'Broken' business rates regime needs overhaul

MPs are calling for fundamental reform of the business rates system, which they describe as unfair and ‘broken’, and are urging a future government to examine alternatives as soon as possible

A Treasury select committee inquiry said business rates generated £31bn of income for the government in 2018/19. Since being introduced in their current form in 1990, the revenue they have generated has outpaced inflation, and the committee says the government must explain whether this is a deliberate policy.

The inquiry found business rates do not fall upon all business equally, for example, they place a far greater cost on physical businesses, such as those on the high street, than those that rely more upon an online presence.

MPs said tweaking the current system through an increasingly complex web of reliefs does little to address the negative aspects of the tax and the Treasury should review all business rate reliefs to ensure that they remain necessary.

The committee was presented with numerous alternatives, including a land value tax, online sales levy, profits tax, single consolidated tax and hybrid tax.

It said further work is needed before it could recommend any proposal as a clearly superior alternative, but it wants the government to prepare a consultation on alternatives in time for Spring Statement 2020.

A new business rates appeal system checks Challenge Appeal (CCA) was introduced in 2017 to reduce the number of speculative appeals. However, the Valuation Office Agency (VOA) told the committee that as of March this year, 16,000 appeals made to the 2010 listing remained outstanding, years after they were first raised.

The committee described this as ‘unacceptable’, saying these lengthy delays bring the work of the VOA into disrepute and undermine trust in the UK tax system. It wants the government to reduce the statutory limit for checks and challenges to a maximum of six months.

The report stated: ‘The CCA system has been in existence for just over two and a half years, during which it has remained in beta mode, and has encountered numerous problems. It is unacceptable to bring in a system that creates so many difficulties for taxpayers, for example, ratepayers with multiple properties.’

‘The VOA must address these problems. The VOA must also ensure that, if the gap between revaluations reduces from five years to three years will increase demands on the organisation, it is properly staffed to deliver its specialist role.’

Alison McGovern, the Treasury committee’s lead member for this inquiry, said: ‘It’s abundantly clear that the current Business Rates system is broken. The tax represents an increasing burden on businesses, particularly those with a physical high street presence struggling to remain competitive. Odd reliefs here and there are nothing more than sticking plasters to a system in urgent need of reform.’

‘The committee was presented with numerous alternatives to the current system, but none of them had been sufficiently modelled to examine who would be the winners and losers of any change. The government must examine such alternatives in time for Spring Statement 2020.’

Phil Hall, head of public affairs & public policy at AAT, said: ‘Anyone with the slightest understanding of our business rates system would probably agree that the system is not fit for purpose, so it’s no great surprise to see the Treasury committee reach the same conclusion.

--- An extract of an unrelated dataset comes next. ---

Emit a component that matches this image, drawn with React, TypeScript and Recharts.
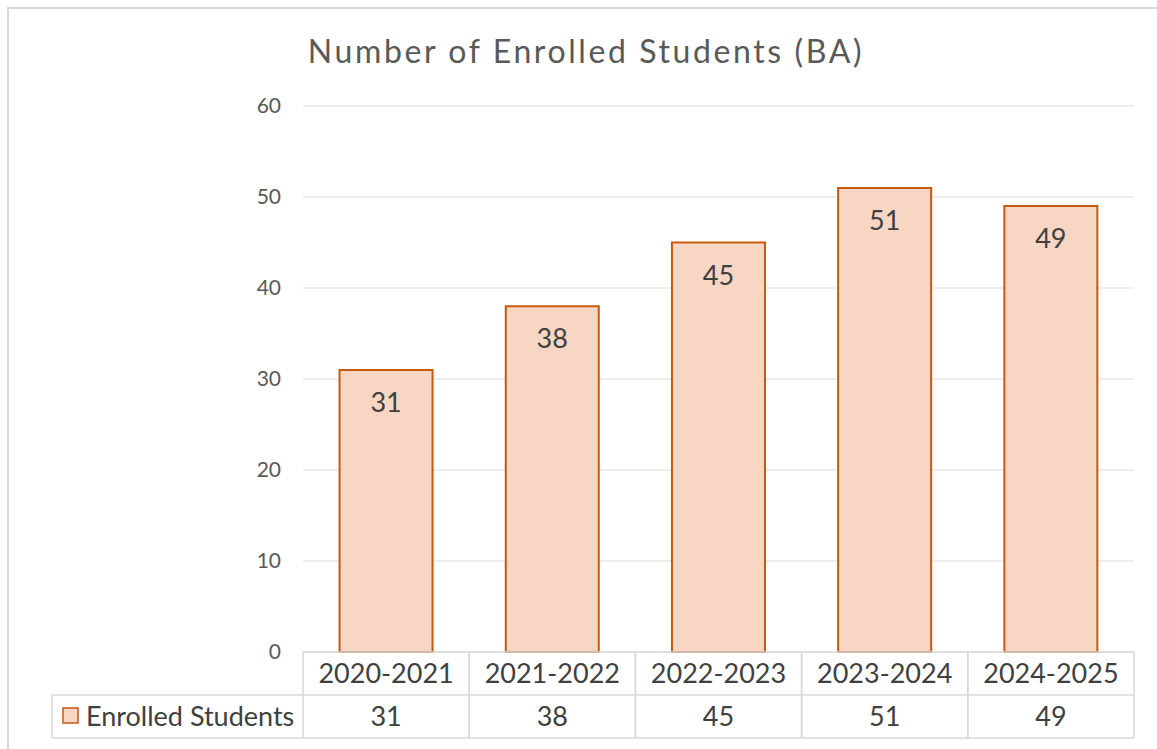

‘There has been much debate about scrapping business rates and replacing them with a sales tax; an energy tax, profits tax, turnover tax or land value tax. As AAT made clear in its submission to the Committee earlier this year, each of these alternatives has advantages but they also offer varying degrees of disadvantage.

‘That’s why AAT concluded the only long term solution is for a cross-party, consultative approach to agreeing a fairer, simpler alternative to business rates – something that this Treasury select committee publication could be an important first step in achieving.’

AAT has proposed to improve the regime are moving from three yearly to annual revaluations, removing plant and machinery from the business rates system and changing transitional relief to ensure that before the end of a rating list, businesses can complete the transition, upward or downward, to their correct rateable value.